In accordance with 19 CFR 351.224(b), we will disclose to the parties the calculations for this preliminary determination within five days of its announcement. Due to the anticipated timing of verification and issuance of verification reports, case briefs for this investigation must be submitted no later than one week after the issuance of the last verification report. See 19 CFR 351.309(c)(i) (for a further discussion of case briefs). Rebuttal briefs must be filed within five days after the deadline for submission of case briefs, pursuant to 19 CFR 351.309(d)(1). A list of authorities relied upon, a table of contents, and an executive summary of issues should accompany any briefs submitted to the Department. Executive summaries should be limited to five pages total, including footnotes. See 19 CFR 351.309(c)(2) and (d)(2).

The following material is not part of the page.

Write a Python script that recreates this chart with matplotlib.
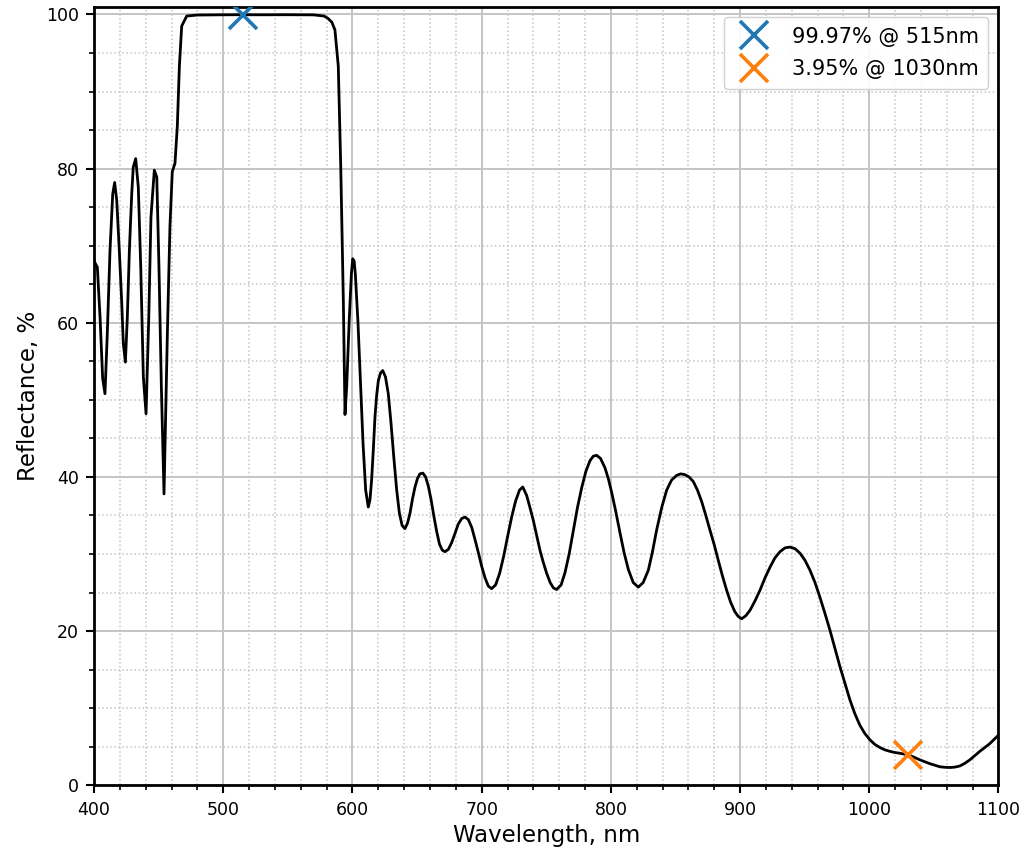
import matplotlib
matplotlib.use("Agg")
import matplotlib.pyplot as plt
from matplotlib.ticker import MultipleLocator

# Measured reflectance spectrum (wavelength in nm, reflectance in %)
wavelength_nm = [
    400.0, 402.5, 404.6, 406.6, 408.4, 410.2, 412.3, 414.4, 415.9, 417.5,
    419.5, 421.3, 422.6, 424.2, 425.7, 427.3, 429.1, 430.3, 432.2, 434.2,
    436.1, 438.1, 440.2, 442.3, 444.0, 446.6, 448.5, 450.2, 452.0, 454.1,
    456.7, 458.7, 460.5, 462.6, 464.4, 466.0, 467.8, 471.7,
    480.0, 490.0, 500.0, 515.0, 530.0, 550.0, 570.0, 578.0, 581.0, 584.0,
    586.4, 589.0, 590.9, 592.9, 594.2, 595.5,
    597.5, 599.2, 600.2, 601.3, 602.2, 604.2, 606.2, 608.2, 610.2, 612.2,
    613.5, 614.8, 616.1, 617.4, 618.7, 620.0, 621.7, 623.4,
    625.5, 627.7, 629.8, 632.0, 634.2, 636.3, 638.4, 640.6,
    642.6, 644.5, 646.5, 648.4, 650.3, 652.2, 654.5,
    656.6, 658.7, 660.9, 663.1, 665.2, 667.3, 669.5, 671.6,
    674.2, 676.8, 679.4, 681.9, 684.5, 687.1,
    689.7, 692.3, 694.8, 697.4, 700.0, 702.6, 705.1, 707.7,
    710.8, 713.9, 717.0, 720.1, 723.2, 726.3, 729.3, 731.8,
    734.8, 737.4, 739.9, 742.6, 745.1, 747.7, 750.3, 753.0, 755.5, 758.0,
    761.5, 764.5, 767.7, 770.9, 774.1, 777.4, 780.6, 783.8, 786.4, 789.0,
    792.0, 795.4, 798.0, 800.6, 803.8, 807.0, 810.2, 813.5, 817.3, 821.2,
    825.0, 829.0, 832.2, 835.4, 839.3, 843.2, 847.0, 850.9, 854.0, 857.3,
    860.5, 863.8, 867.0, 870.3, 873.5, 876.7, 880.0, 883.1, 886.3, 889.6,
    892.8, 896.0, 898.6, 901.2,
    904.5, 907.7, 911.5, 915.4, 919.3, 923.2, 927.0, 930.9, 934.8, 938.6,
    942.5, 946.4, 950.2, 954.1, 958.0, 961.8, 965.7, 969.6, 973.5, 977.3,
    981.2, 985.0, 988.8, 992.7, 996.6, 1000.5, 1004.3, 1008.2, 1012.0, 1015.9,
    1019.8, 1023.7, 1030.0, 1034.5, 1039.1, 1043.0, 1046.9, 1050.7, 1054.6, 1058.5,
    1062.4, 1066.2, 1070.1, 1074.0, 1077.9, 1081.8, 1085.6, 1089.5, 1093.3, 1096.7,
    1100.0,
]
reflectance_pct = [
    68.0, 67.2, 60.7, 52.8, 50.8, 58.6, 69.4, 76.7, 78.2, 75.9,
    69.4, 62.9, 57.3, 54.9, 60.7, 69.4, 76.7, 80.2, 81.3, 77.6,
    67.2, 53.0, 48.2, 60.7, 73.7, 79.8, 78.9, 67.2, 52.1, 37.8,
    58.6, 72.5, 79.6, 80.7, 85.5, 93.3, 98.5, 99.8,
    99.93, 99.95, 99.96, 99.97, 99.96, 99.97, 99.95, 99.8, 99.5, 99.0,
    98.0, 93.3, 80.3, 63.0, 48.1, 51.7,
    60.5, 66.5, 68.3, 68.0, 66.3, 60.2, 52.2, 44.2, 38.3, 36.1,
    37.0, 39.6, 43.5, 47.8, 50.6, 52.5, 53.5, 53.8,
    53.0, 50.8, 47.0, 42.5, 38.3, 35.3, 33.7, 33.3,
    34.0, 35.3, 37.2, 38.7, 39.8, 40.4, 40.5,
    40.0, 38.8, 37.0, 34.8, 32.9, 31.3, 30.5, 30.3,
    30.6, 31.5, 32.7, 33.9, 34.6, 34.8,
    34.45, 33.45, 31.9, 30.2, 28.4, 26.9, 25.85, 25.5,
    26.0, 27.5, 29.7, 32.3, 34.8, 36.9, 38.3, 38.7,
    37.6, 36.0, 34.4, 32.4, 30.5, 28.9, 27.5, 26.3, 25.6, 25.4,
    26.0, 27.6, 30.0, 33.0, 36.0, 38.6, 40.7, 42.1, 42.7, 42.8,
    42.4, 41.2, 39.8, 38.0, 35.5, 32.8, 30.2, 28.0, 26.3, 25.7,
    26.3, 27.9, 30.3, 33.1, 36.0, 38.3, 39.6, 40.2, 40.4, 40.3,
    40.0, 39.4, 38.3, 36.8, 35.0, 33.1, 31.2, 29.2, 27.2, 25.3,
    23.7, 22.5, 21.9, 21.6,
    22.0, 22.7, 23.9, 25.3, 26.9, 28.3, 29.5, 30.3, 30.8, 30.9,
    30.7, 30.1, 29.2, 27.9, 26.3, 24.4, 22.3, 20.1, 17.7, 15.4,
    13.2, 11.1, 9.3, 7.8, 6.7, 5.9, 5.3, 4.9, 4.6, 4.4,
    4.25, 4.15, 3.95, 3.65, 3.3, 3.05, 2.8, 2.6, 2.4, 2.33,
    2.3, 2.35, 2.5, 2.85, 3.3, 3.85, 4.4, 4.9, 5.4, 5.95,
    6.5,
]
assert len(wavelength_nm) == len(reflectance_pct)

# Highlighted design points
marker_wl = [515, 1030]
marker_r = [99.97, 3.95]
marker_colors = ["#1f77b4", "#ff7f0e"]

fig = plt.figure(figsize=(10.23, 8.48), dpi=100)
ax = fig.add_axes([0.092, 0.074, 0.884, 0.918])

ax.plot(wavelength_nm, reflectance_pct, color="black", lw=2.0, zorder=3,
        solid_joinstyle="round")
for w, r, c in zip(marker_wl, marker_r, marker_colors):
    ax.plot([w], [r], linestyle="none", marker="x", color=c, markersize=20,
            markeredgewidth=2.6, label=f"{r:.2f}% @ {w}nm", zorder=4)

ax.set_xlim(400, 1100)
ax.set_ylim(0, 101)
ax.xaxis.set_major_locator(MultipleLocator(100))
ax.xaxis.set_minor_locator(MultipleLocator(20))
ax.yaxis.set_major_locator(MultipleLocator(20))
ax.yaxis.set_minor_locator(MultipleLocator(5))

ax.grid(which="major", color="#c4c4c4", linestyle="-", linewidth=1.4)
ax.grid(which="minor", color="#c4c4c4", linestyle=":", linewidth=1.1)
ax.set_axisbelow(True)

for s in ax.spines.values():
    s.set_linewidth(2.0)
ax.tick_params(which="major", length=6, width=1.5, labelsize=12.5, pad=5)
ax.tick_params(which="minor", length=3.5, width=1.2)

ax.set_xlabel("Wavelength, nm", fontsize=16.5)
ax.set_ylabel("Reflectance, %", fontsize=16.5)

ax.legend(loc="upper right", fontsize=15, handletextpad=0.8,
          borderpad=0.45, labelspacing=0.62, framealpha=0.9)

fig.savefig("out.png", dpi=100)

Section 774 of the Act provides that the Department will hold a public hearing to afford interested parties an opportunity to comment on arguments raised in case or rebuttal briefs, provided that such a hearing is requested by an interested party. If a request for a hearing is made in this investigation, the hearing will be held two days after the deadline for submission of the rebuttal briefs, pursuant to 19 CFR 351.310(d), at the U.S. Department of Commerce, 14th Street and Constitution Avenue, N.W., Washington, DC 20230. Parties should confirm by telephone the time, date, and place of the hearing 48 hours before the scheduled time.

Interested parties who wish to request a hearing, or to participate if one is requested, must electronically submit a written request to the Deputy Assistant Secretary for Import Administration using IA ACCESS, within 30 days of the publication of this notice, pursuant to 19 CFR 351.310(c). Requests should contain: (1) The party's name, address, and telephone; (2) the number of participants; and (3) a list of the issues to be discussed. Oral presentations will be limited to issues raised in the briefs. See id.

This determination is published pursuant to sections 703(f) and 777(i) of the Act.

Start Signature

Dated: October 11, 2011.

Ronald K. Lorentzen,

Deputy Assistant Secretary for Import Administration.